▶ **To be done**
Make an exact copy of the data below, leaving out every picture.

·····

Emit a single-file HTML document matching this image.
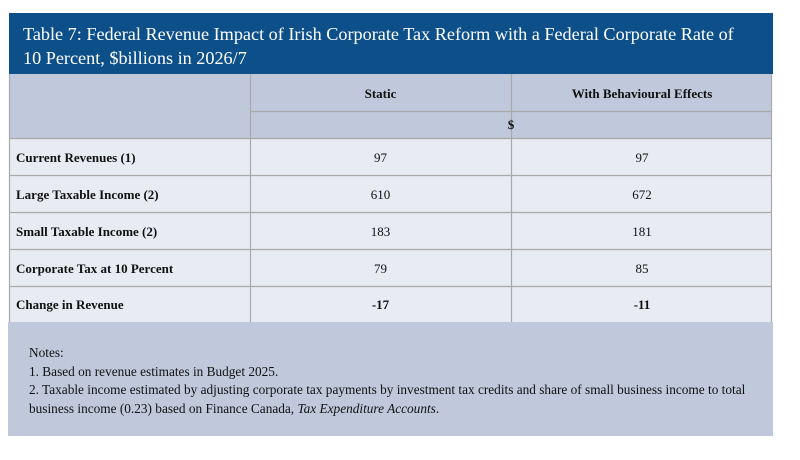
<!DOCTYPE html>
<html><head><meta charset="utf-8"><style>
body{margin:0;width:800px;height:460px;background:#fff;position:relative;font-family:"Liberation Serif",serif;overflow:hidden}
.a{position:absolute}
.t{left:9px;top:13px;width:764px;height:61px;background:#0d5089;color:#fff;font-size:18.2px;line-height:24px;white-space:nowrap}
.t div{padding:9px 0 0 14px}
.c{position:absolute;font-size:13px;color:#111;white-space:nowrap}
.b{font-weight:bold}
</style></head><body>
<div class="a t"><div>Table 7: Federal Revenue Impact of Irish Corporate Tax Reform with a Federal Corporate Rate of<br>10 Percent, $billions in 2026/7</div></div>
<svg class="a" style="left:0;top:0" width="800" height="460">
<rect x="9" y="74" width="763" height="64" fill="#bfc9db"/>
<rect x="9" y="138" width="763" height="184" fill="#e8ebf2"/>
<rect x="8" y="322" width="765" height="114" fill="#bfc9db"/>
<g stroke="#a9a9a9" stroke-width="1.2" fill="none">
<line x1="250.5" y1="74" x2="250.5" y2="322"/>
<line x1="511.5" y1="74" x2="511.5" y2="322"/>
<line x1="9.5" y1="74" x2="9.5" y2="322"/>
<line x1="771.5" y1="74" x2="771.5" y2="322"/>
<line x1="250" y1="111.5" x2="772" y2="111.5"/>
<line x1="9" y1="138.5" x2="772" y2="138.5"/>
<line x1="9" y1="175.5" x2="772" y2="175.5"/>
<line x1="9" y1="212.5" x2="772" y2="212.5"/>
<line x1="9" y1="249.5" x2="772" y2="249.5"/>
<line x1="9" y1="286.5" x2="772" y2="286.5"/>
</g>
</svg>
<div class="c b" style="left:250px;width:261px;text-align:center;top:86px">Static</div>
<div class="c b" style="left:512px;width:260px;text-align:center;top:86px">With Behavioural Effects</div>
<div class="c b" style="left:250px;width:522px;text-align:center;top:117px">$</div>
<div class="c b" style="left:16px;top:150px">Current Revenues (1)</div>
<div class="c b" style="left:16px;top:187px">Large Taxable Income (2)</div>
<div class="c b" style="left:16px;top:224px">Small Taxable Income (2)</div>
<div class="c b" style="left:16px;top:261px">Corporate Tax at 10 Percent</div>
<div class="c b" style="left:16px;top:297px">Change in Revenue</div>
<div class="c" style="left:250px;width:261px;text-align:center;top:150px">97</div>
<div class="c" style="left:512px;width:260px;text-align:center;top:150px">97</div>
<div class="c" style="left:250px;width:261px;text-align:center;top:187px">610</div>
<div class="c" style="left:512px;width:260px;text-align:center;top:187px">672</div>
<div class="c" style="left:250px;width:261px;text-align:center;top:224px">183</div>
<div class="c" style="left:512px;width:260px;text-align:center;top:224px">181</div>
<div class="c" style="left:250px;width:261px;text-align:center;top:261px">79</div>
<div class="c" style="left:512px;width:260px;text-align:center;top:261px">85</div>
<div class="c b" style="left:250px;width:261px;text-align:center;top:297px">-17</div>
<div class="c b" style="left:512px;width:260px;text-align:center;top:297px">-11</div>
<div class="c" style="left:29px;top:344px;line-height:18.5px;font-size:13.3px">Notes:<br>1. Based on revenue estimates in Budget 2025.<br>2. Taxable income estimated by adjusting corporate tax payments by investment tax credits and share of small business income to total<br>business income (0.23) based on Finance Canada, <i>Tax Expenditure Accounts</i>.</div>
</body></html>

·····

▶ **Response**
Emit a single-file HTML document matching this image.
<!DOCTYPE html>
<html><head><meta charset="utf-8"><style>
body{margin:0;width:800px;height:460px;background:#fff;position:relative;font-family:"Liberation Serif",serif;overflow:hidden}
.a{position:absolute}
.t{left:9px;top:13px;width:764px;height:61px;background:#0d5089;color:#fff;font-size:18.2px;line-height:24px;white-space:nowrap}
.t div{padding:9px 0 0 14px}
.c{position:absolute;font-size:13px;color:#111;white-space:nowrap}
.b{font-weight:bold}
</style></head><body>
<div class="a t"><div>Table 7: Federal Revenue Impact of Irish Corporate Tax Reform with a Federal Corporate Rate of<br>10 Percent, $billions in 2026/7</div></div>
<svg class="a" style="left:0;top:0" width="800" height="460">
<rect x="9" y="74" width="763" height="64" fill="#bfc9db"/>
<rect x="9" y="138" width="763" height="184" fill="#e8ebf2"/>
<rect x="8" y="322" width="765" height="114" fill="#bfc9db"/>
<g stroke="#a9a9a9" stroke-width="1.2" fill="none">
<line x1="250.5" y1="74" x2="250.5" y2="322"/>
<line x1="511.5" y1="74" x2="511.5" y2="322"/>
<line x1="9.5" y1="74" x2="9.5" y2="322"/>
<line x1="771.5" y1="74" x2="771.5" y2="322"/>
<line x1="250" y1="111.5" x2="772" y2="111.5"/>
<line x1="9" y1="138.5" x2="772" y2="138.5"/>
<line x1="9" y1="175.5" x2="772" y2="175.5"/>
<line x1="9" y1="212.5" x2="772" y2="212.5"/>
<line x1="9" y1="249.5" x2="772" y2="249.5"/>
<line x1="9" y1="286.5" x2="772" y2="286.5"/>
</g>
</svg>
<div class="c b" style="left:250px;width:261px;text-align:center;top:86px">Static</div>
<div class="c b" style="left:512px;width:260px;text-align:center;top:86px">With Behavioural Effects</div>
<div class="c b" style="left:250px;width:522px;text-align:center;top:117px">$</div>
<div class="c b" style="left:16px;top:150px">Current Revenues (1)</div>
<div class="c b" style="left:16px;top:187px">Large Taxable Income (2)</div>
<div class="c b" style="left:16px;top:224px">Small Taxable Income (2)</div>
<div class="c b" style="left:16px;top:261px">Corporate Tax at 10 Percent</div>
<div class="c b" style="left:16px;top:297px">Change in Revenue</div>
<div class="c" style="left:250px;width:261px;text-align:center;top:150px">97</div>
<div class="c" style="left:512px;width:260px;text-align:center;top:150px">97</div>
<div class="c" style="left:250px;width:261px;text-align:center;top:187px">610</div>
<div class="c" style="left:512px;width:260px;text-align:center;top:187px">672</div>
<div class="c" style="left:250px;width:261px;text-align:center;top:224px">183</div>
<div class="c" style="left:512px;width:260px;text-align:center;top:224px">181</div>
<div class="c" style="left:250px;width:261px;text-align:center;top:261px">79</div>
<div class="c" style="left:512px;width:260px;text-align:center;top:261px">85</div>
<div class="c b" style="left:250px;width:261px;text-align:center;top:297px">-17</div>
<div class="c b" style="left:512px;width:260px;text-align:center;top:297px">-11</div>
<div class="c" style="left:29px;top:344px;line-height:18.5px;font-size:13.3px">Notes:<br>1. Based on revenue estimates in Budget 2025.<br>2. Taxable income estimated by adjusting corporate tax payments by investment tax credits and share of small business income to total<br>business income (0.23) based on Finance Canada, <i>Tax Expenditure Accounts</i>.</div>
</body></html>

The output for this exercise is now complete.